--- Exercise data ---
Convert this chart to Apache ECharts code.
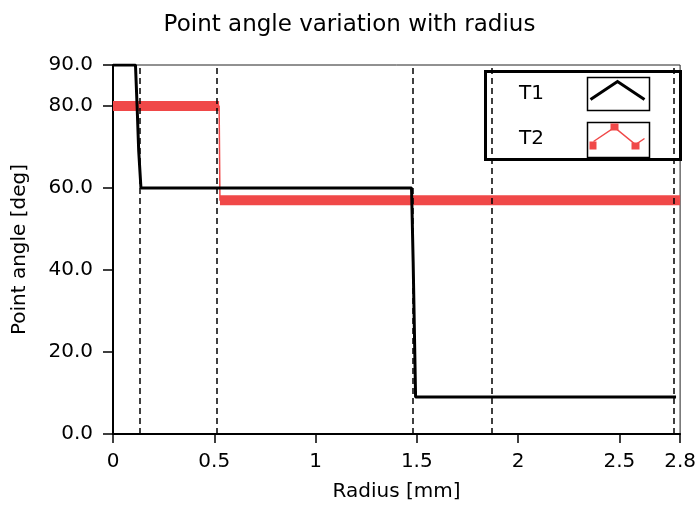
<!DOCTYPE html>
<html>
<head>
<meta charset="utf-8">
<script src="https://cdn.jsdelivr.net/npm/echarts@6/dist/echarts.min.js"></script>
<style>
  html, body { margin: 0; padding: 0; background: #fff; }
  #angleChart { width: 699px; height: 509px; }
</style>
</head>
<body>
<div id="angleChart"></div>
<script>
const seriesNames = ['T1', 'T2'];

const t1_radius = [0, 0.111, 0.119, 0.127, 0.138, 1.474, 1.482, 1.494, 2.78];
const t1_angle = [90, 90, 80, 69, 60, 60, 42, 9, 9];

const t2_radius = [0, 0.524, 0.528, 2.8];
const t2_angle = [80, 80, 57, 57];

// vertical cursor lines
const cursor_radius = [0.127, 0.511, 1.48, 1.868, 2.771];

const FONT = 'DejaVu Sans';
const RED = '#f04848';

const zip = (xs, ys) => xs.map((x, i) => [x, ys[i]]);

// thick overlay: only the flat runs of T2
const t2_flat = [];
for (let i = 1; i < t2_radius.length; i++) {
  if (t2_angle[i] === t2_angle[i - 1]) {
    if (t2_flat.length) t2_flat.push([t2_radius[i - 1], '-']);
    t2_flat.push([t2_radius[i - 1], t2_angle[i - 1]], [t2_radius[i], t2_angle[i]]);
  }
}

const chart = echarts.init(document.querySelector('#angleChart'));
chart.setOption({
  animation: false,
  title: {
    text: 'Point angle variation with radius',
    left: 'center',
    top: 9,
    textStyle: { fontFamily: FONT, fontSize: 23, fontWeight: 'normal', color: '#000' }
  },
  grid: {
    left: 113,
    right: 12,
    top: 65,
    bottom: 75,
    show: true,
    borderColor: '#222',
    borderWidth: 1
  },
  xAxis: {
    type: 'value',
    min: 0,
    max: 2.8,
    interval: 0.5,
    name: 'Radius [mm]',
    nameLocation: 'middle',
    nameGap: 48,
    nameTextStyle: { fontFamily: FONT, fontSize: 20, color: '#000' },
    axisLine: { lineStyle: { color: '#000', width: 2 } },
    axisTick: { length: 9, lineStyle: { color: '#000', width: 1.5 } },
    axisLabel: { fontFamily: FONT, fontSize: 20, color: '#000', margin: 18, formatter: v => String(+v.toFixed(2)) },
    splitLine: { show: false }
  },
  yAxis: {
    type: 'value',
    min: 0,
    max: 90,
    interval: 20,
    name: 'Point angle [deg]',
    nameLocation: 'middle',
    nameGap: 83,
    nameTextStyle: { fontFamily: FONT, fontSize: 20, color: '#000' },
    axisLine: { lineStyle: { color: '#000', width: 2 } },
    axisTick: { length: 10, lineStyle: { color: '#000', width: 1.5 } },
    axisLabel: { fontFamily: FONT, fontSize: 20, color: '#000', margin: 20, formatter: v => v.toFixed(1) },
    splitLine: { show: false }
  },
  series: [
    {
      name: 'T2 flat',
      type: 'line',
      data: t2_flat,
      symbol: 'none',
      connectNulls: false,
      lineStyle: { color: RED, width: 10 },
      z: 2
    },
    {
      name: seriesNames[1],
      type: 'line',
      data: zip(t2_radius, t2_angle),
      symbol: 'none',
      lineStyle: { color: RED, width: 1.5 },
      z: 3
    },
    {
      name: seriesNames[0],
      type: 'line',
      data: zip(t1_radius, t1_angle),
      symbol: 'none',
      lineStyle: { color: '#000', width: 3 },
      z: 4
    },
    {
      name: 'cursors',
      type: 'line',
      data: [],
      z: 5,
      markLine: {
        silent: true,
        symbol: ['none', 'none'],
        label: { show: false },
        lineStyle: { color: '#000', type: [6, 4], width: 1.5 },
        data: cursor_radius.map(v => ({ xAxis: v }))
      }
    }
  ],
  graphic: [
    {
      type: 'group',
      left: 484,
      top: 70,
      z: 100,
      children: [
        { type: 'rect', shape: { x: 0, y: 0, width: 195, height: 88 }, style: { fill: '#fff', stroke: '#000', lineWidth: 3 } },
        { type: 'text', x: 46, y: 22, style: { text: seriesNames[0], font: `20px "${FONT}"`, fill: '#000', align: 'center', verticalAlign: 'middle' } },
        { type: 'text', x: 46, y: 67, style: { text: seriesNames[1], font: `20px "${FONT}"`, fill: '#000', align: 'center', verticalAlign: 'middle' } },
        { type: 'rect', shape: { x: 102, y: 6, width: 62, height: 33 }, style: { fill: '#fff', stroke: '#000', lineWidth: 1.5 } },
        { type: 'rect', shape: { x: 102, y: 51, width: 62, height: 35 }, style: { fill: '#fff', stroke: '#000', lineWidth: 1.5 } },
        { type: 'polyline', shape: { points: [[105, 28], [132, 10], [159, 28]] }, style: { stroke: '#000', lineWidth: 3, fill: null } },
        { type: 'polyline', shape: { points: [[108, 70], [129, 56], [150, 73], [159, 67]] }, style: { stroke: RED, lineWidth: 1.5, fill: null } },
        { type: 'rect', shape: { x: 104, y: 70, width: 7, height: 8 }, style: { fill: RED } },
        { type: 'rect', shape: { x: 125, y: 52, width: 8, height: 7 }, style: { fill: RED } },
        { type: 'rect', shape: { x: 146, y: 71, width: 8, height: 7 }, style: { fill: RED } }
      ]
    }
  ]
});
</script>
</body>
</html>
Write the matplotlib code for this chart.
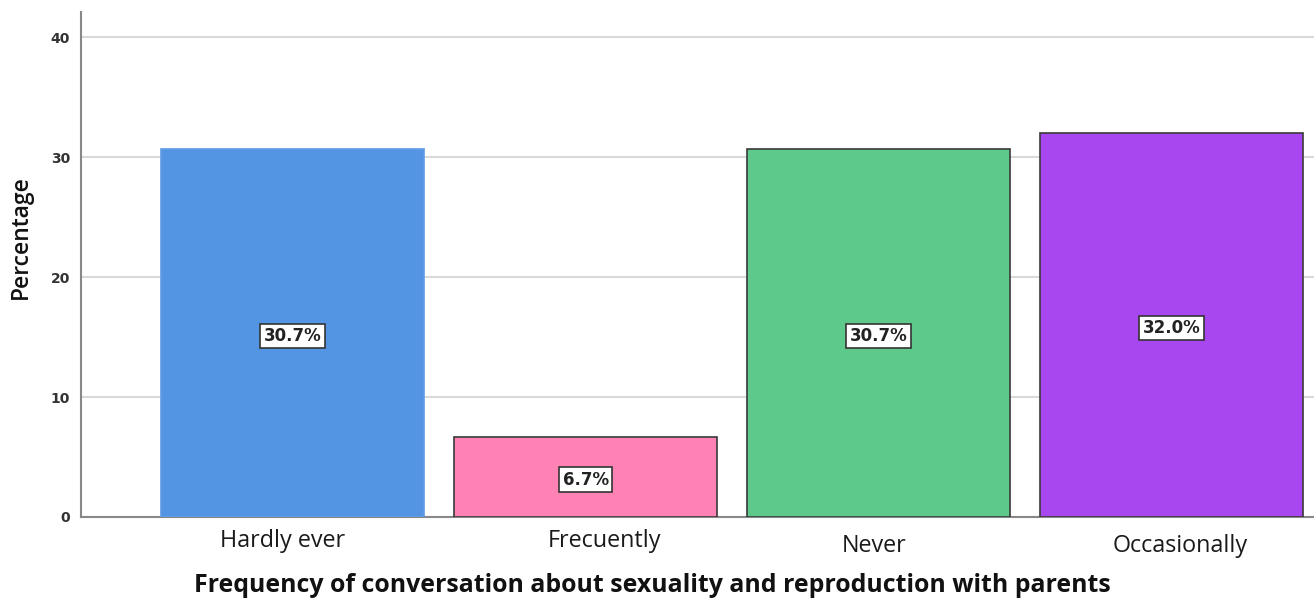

--- Given request ---
Repeat all of the entries word for word, but omit the pictures.

--- Full response ---
Convert this chart to Apache ECharts code.
<!DOCTYPE html>
<html>
<head>
<meta charset="utf-8">
<script src="https://cdn.jsdelivr.net/npm/echarts@6/dist/echarts.min.js"></script>
<style>
  html, body { margin: 0; padding: 0; background: #fff; }
  #angleChart { width: 699px; height: 509px; }
</style>
</head>
<body>
<div id="angleChart"></div>
<script>
const seriesNames = ['T1', 'T2'];

const t1_radius = [0, 0.111, 0.119, 0.127, 0.138, 1.474, 1.482, 1.494, 2.78];
const t1_angle = [90, 90, 80, 69, 60, 60, 42, 9, 9];

const t2_radius = [0, 0.524, 0.528, 2.8];
const t2_angle = [80, 80, 57, 57];

// vertical cursor lines
const cursor_radius = [0.127, 0.511, 1.48, 1.868, 2.771];

const FONT = 'DejaVu Sans';
const RED = '#f04848';

const zip = (xs, ys) => xs.map((x, i) => [x, ys[i]]);

// thick overlay: only the flat runs of T2
const t2_flat = [];
for (let i = 1; i < t2_radius.length; i++) {
  if (t2_angle[i] === t2_angle[i - 1]) {
    if (t2_flat.length) t2_flat.push([t2_radius[i - 1], '-']);
    t2_flat.push([t2_radius[i - 1], t2_angle[i - 1]], [t2_radius[i], t2_angle[i]]);
  }
}

const chart = echarts.init(document.querySelector('#angleChart'));
chart.setOption({
  animation: false,
  title: {
    text: 'Point angle variation with radius',
    left: 'center',
    top: 9,
    textStyle: { fontFamily: FONT, fontSize: 23, fontWeight: 'normal', color: '#000' }
  },
  grid: {
    left: 113,
    right: 12,
    top: 65,
    bottom: 75,
    show: true,
    borderColor: '#222',
    borderWidth: 1
  },
  xAxis: {
    type: 'value',
    min: 0,
    max: 2.8,
    interval: 0.5,
    name: 'Radius [mm]',
    nameLocation: 'middle',
    nameGap: 48,
    nameTextStyle: { fontFamily: FONT, fontSize: 20, color: '#000' },
    axisLine: { lineStyle: { color: '#000', width: 2 } },
    axisTick: { length: 9, lineStyle: { color: '#000', width: 1.5 } },
    axisLabel: { fontFamily: FONT, fontSize: 20, color: '#000', margin: 18, formatter: v => String(+v.toFixed(2)) },
    splitLine: { show: false }
  },
  yAxis: {
    type: 'value',
    min: 0,
    max: 90,
    interval: 20,
    name: 'Point angle [deg]',
    nameLocation: 'middle',
    nameGap: 83,
    nameTextStyle: { fontFamily: FONT, fontSize: 20, color: '#000' },
    axisLine: { lineStyle: { color: '#000', width: 2 } },
    axisTick: { length: 10, lineStyle: { color: '#000', width: 1.5 } },
    axisLabel: { fontFamily: FONT, fontSize: 20, color: '#000', margin: 20, formatter: v => v.toFixed(1) },
    splitLine: { show: false }
  },
  series: [
    {
      name: 'T2 flat',
      type: 'line',
      data: t2_flat,
      symbol: 'none',
      connectNulls: false,
      lineStyle: { color: RED, width: 10 },
      z: 2
    },
    {
      name: seriesNames[1],
      type: 'line',
      data: zip(t2_radius, t2_angle),
      symbol: 'none',
      lineStyle: { color: RED, width: 1.5 },
      z: 3
    },
    {
      name: seriesNames[0],
      type: 'line',
      data: zip(t1_radius, t1_angle),
      symbol: 'none',
      lineStyle: { color: '#000', width: 3 },
      z: 4
    },
    {
      name: 'cursors',
      type: 'line',
      data: [],
      z: 5,
      markLine: {
        silent: true,
        symbol: ['none', 'none'],
        label: { show: false },
        lineStyle: { color: '#000', type: [6, 4], width: 1.5 },
        data: cursor_radius.map(v => ({ xAxis: v }))
      }
    }
  ],
  graphic: [
    {
      type: 'group',
      left: 484,
      top: 70,
      z: 100,
      children: [
        { type: 'rect', shape: { x: 0, y: 0, width: 195, height: 88 }, style: { fill: '#fff', stroke: '#000', lineWidth: 3 } },
        { type: 'text', x: 46, y: 22, style: { text: seriesNames[0], font: `20px "${FONT}"`, fill: '#000', align: 'center', verticalAlign: 'middle' } },
        { type: 'text', x: 46, y: 67, style: { text: seriesNames[1], font: `20px "${FONT}"`, fill: '#000', align: 'center', verticalAlign: 'middle' } },
        { type: 'rect', shape: { x: 102, y: 6, width: 62, height: 33 }, style: { fill: '#fff', stroke: '#000', lineWidth: 1.5 } },
        { type: 'rect', shape: { x: 102, y: 51, width: 62, height: 35 }, style: { fill: '#fff', stroke: '#000', lineWidth: 1.5 } },
        { type: 'polyline', shape: { points: [[105, 28], [132, 10], [159, 28]] }, style: { stroke: '#000', lineWidth: 3, fill: null } },
        { type: 'polyline', shape: { points: [[108, 70], [129, 56], [150, 73], [159, 67]] }, style: { stroke: RED, lineWidth: 1.5, fill: null } },
        { type: 'rect', shape: { x: 104, y: 70, width: 7, height: 8 }, style: { fill: RED } },
        { type: 'rect', shape: { x: 125, y: 52, width: 8, height: 7 }, style: { fill: RED } },
        { type: 'rect', shape: { x: 146, y: 71, width: 8, height: 7 }, style: { fill: RED } }
      ]
    }
  ]
});
</script>
</body>
</html>
Write the matplotlib code for this chart.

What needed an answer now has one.